Whatever we think other people think other people think it is worth.
So if I can convince enough other people that their confederates think
their other confederates will attribute value to it, then
it will have value, and I can go ahead, mint it, and hand it out.
Which governments do (and is one reason why the intuition about
national government budgets being like a household budget are dead
wrong).
So I'm thinking that really, any group should have the power to make
its own currency and work with it if they want to. They decide how
much of it there is, when to issue more, and what the rules are.
There's a lot of power in that, great links in the wikipedia local
currency article talk about it.
And I guess we see it all the time. Online games and social networks
create new currencies all the time. There are lots of historical
examples. But, it never seems to take off as a mainstream concept. And
meanwhile, I think we often have opportunities for creative and
productive endeavour stifled simply due to there not being enough
currency around to make them go, largely because the community that
understands the opportunity doesn't have the cash, and the people with
the cash don't understand the opportunity.

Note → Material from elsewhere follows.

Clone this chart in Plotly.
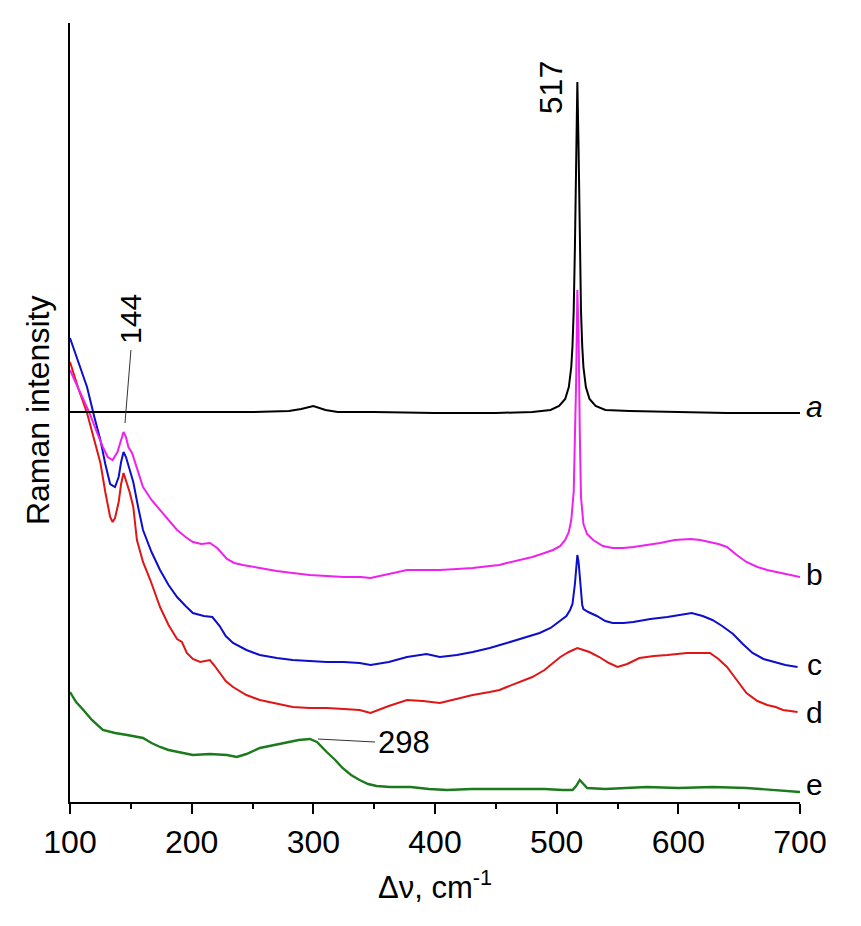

The ability for any group to just define and implement a new currency
at the drop of a hat (and then another and another) seems to me like
something that wants a platform. Particularly, if you could easily
interoperate between currencies (because there was a smooth technical
platform which provided for allowed automated administration and
trading), the concept would be more appealing, because if you build up
real value in a mini currency, you could realise that value in trades
outside of the currency's community. And communities get to take
advantage of the benefits (and bear the risks) of making their own
currencies; micro-economies stop looking like a zero sum game in that
context I think.
Relating this back to bitcoin, that's trying to do something
different. It appears to be trying to be a single currency (not
designed to make many separate currencies), and the ideas about the
money supply seem to be about trying to tie it to something external
and objective and non-manipulable with respect to the participants,
which goes in a different direction to what I'm thinking about (ie:
actually giving that power of creation and manipulation of the
collective delusion of money to the participants themselves). It also
looks like it's trying to be digital cash, which is a laudable aim,
taking away the power of the central institutions; I would propose to
do that rather by groups simply abandoning currencies where the
central institutions are letting them down.